— start —

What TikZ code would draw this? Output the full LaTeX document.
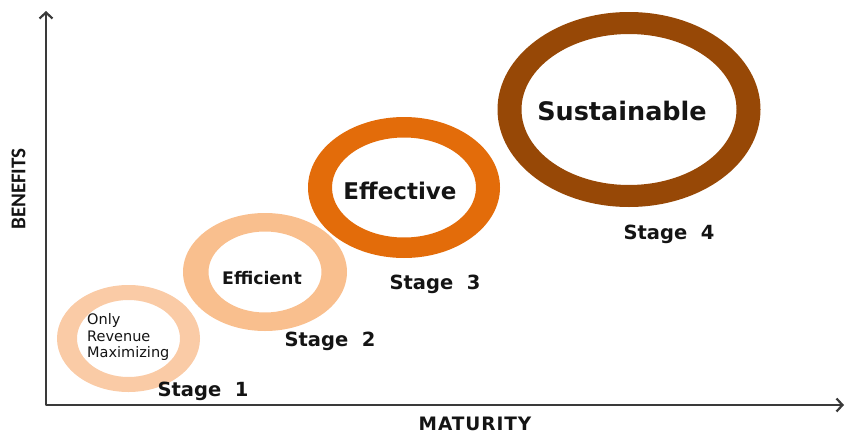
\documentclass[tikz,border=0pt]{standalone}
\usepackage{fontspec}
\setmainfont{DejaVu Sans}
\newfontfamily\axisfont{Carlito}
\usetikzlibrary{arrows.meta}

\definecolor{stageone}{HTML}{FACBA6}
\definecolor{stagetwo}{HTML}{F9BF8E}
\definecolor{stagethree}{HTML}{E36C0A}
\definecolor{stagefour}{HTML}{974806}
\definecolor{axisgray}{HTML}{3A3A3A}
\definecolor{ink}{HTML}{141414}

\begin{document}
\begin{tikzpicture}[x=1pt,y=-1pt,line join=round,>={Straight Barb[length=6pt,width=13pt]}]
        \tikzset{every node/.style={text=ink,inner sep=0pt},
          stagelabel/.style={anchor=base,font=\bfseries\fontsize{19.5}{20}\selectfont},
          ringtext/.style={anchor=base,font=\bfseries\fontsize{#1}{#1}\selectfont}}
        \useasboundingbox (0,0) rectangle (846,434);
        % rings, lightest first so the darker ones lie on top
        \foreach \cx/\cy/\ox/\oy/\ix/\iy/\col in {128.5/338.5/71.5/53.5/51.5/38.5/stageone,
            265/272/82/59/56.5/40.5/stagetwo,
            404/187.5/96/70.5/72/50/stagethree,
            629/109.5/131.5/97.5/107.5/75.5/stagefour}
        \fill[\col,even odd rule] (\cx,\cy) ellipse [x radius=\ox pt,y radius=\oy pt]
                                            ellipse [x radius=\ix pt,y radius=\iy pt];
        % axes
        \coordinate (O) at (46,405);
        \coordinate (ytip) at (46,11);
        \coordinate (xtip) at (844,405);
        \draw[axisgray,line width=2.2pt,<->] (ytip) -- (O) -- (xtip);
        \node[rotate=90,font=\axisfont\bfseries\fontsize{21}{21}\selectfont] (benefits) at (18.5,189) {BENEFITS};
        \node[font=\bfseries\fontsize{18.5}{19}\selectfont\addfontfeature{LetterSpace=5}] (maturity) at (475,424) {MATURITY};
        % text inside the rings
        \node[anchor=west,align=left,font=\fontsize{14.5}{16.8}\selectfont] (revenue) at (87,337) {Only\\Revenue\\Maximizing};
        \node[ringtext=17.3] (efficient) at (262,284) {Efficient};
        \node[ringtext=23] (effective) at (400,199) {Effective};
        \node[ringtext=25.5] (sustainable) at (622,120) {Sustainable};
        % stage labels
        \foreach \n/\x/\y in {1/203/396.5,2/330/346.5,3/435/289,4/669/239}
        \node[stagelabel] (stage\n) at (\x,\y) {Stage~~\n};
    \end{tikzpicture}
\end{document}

— end —

Please write out all the data again word for word, but not the pictures.

What TikZ code would draw this? Output the full LaTeX document.
\documentclass[tikz,border=0pt]{standalone}
\usepackage{fontspec}
\setmainfont{DejaVu Sans}
\newfontfamily\axisfont{Carlito}
\usetikzlibrary{arrows.meta}

\definecolor{stageone}{HTML}{FACBA6}
\definecolor{stagetwo}{HTML}{F9BF8E}
\definecolor{stagethree}{HTML}{E36C0A}
\definecolor{stagefour}{HTML}{974806}
\definecolor{axisgray}{HTML}{3A3A3A}
\definecolor{ink}{HTML}{141414}

\begin{document}
\begin{tikzpicture}[x=1pt,y=-1pt,line join=round,>={Straight Barb[length=6pt,width=13pt]}]
        \tikzset{every node/.style={text=ink,inner sep=0pt},
          stagelabel/.style={anchor=base,font=\bfseries\fontsize{19.5}{20}\selectfont},
          ringtext/.style={anchor=base,font=\bfseries\fontsize{#1}{#1}\selectfont}}
        \useasboundingbox (0,0) rectangle (846,434);
        % rings, lightest first so the darker ones lie on top
        \foreach \cx/\cy/\ox/\oy/\ix/\iy/\col in {128.5/338.5/71.5/53.5/51.5/38.5/stageone,
            265/272/82/59/56.5/40.5/stagetwo,
            404/187.5/96/70.5/72/50/stagethree,
            629/109.5/131.5/97.5/107.5/75.5/stagefour}
        \fill[\col,even odd rule] (\cx,\cy) ellipse [x radius=\ox pt,y radius=\oy pt]
                                            ellipse [x radius=\ix pt,y radius=\iy pt];
        % axes
        \coordinate (O) at (46,405);
        \coordinate (ytip) at (46,11);
        \coordinate (xtip) at (844,405);
        \draw[axisgray,line width=2.2pt,<->] (ytip) -- (O) -- (xtip);
        \node[rotate=90,font=\axisfont\bfseries\fontsize{21}{21}\selectfont] (benefits) at (18.5,189) {BENEFITS};
        \node[font=\bfseries\fontsize{18.5}{19}\selectfont\addfontfeature{LetterSpace=5}] (maturity) at (475,424) {MATURITY};
        % text inside the rings
        \node[anchor=west,align=left,font=\fontsize{14.5}{16.8}\selectfont] (revenue) at (87,337) {Only\\Revenue\\Maximizing};
        \node[ringtext=17.3] (efficient) at (262,284) {Efficient};
        \node[ringtext=23] (effective) at (400,199) {Effective};
        \node[ringtext=25.5] (sustainable) at (622,120) {Sustainable};
        % stage labels
        \foreach \n/\x/\y in {1/203/396.5,2/330/346.5,3/435/289,4/669/239}
        \node[stagelabel] (stage\n) at (\x,\y) {Stage~~\n};
    \end{tikzpicture}
\end{document}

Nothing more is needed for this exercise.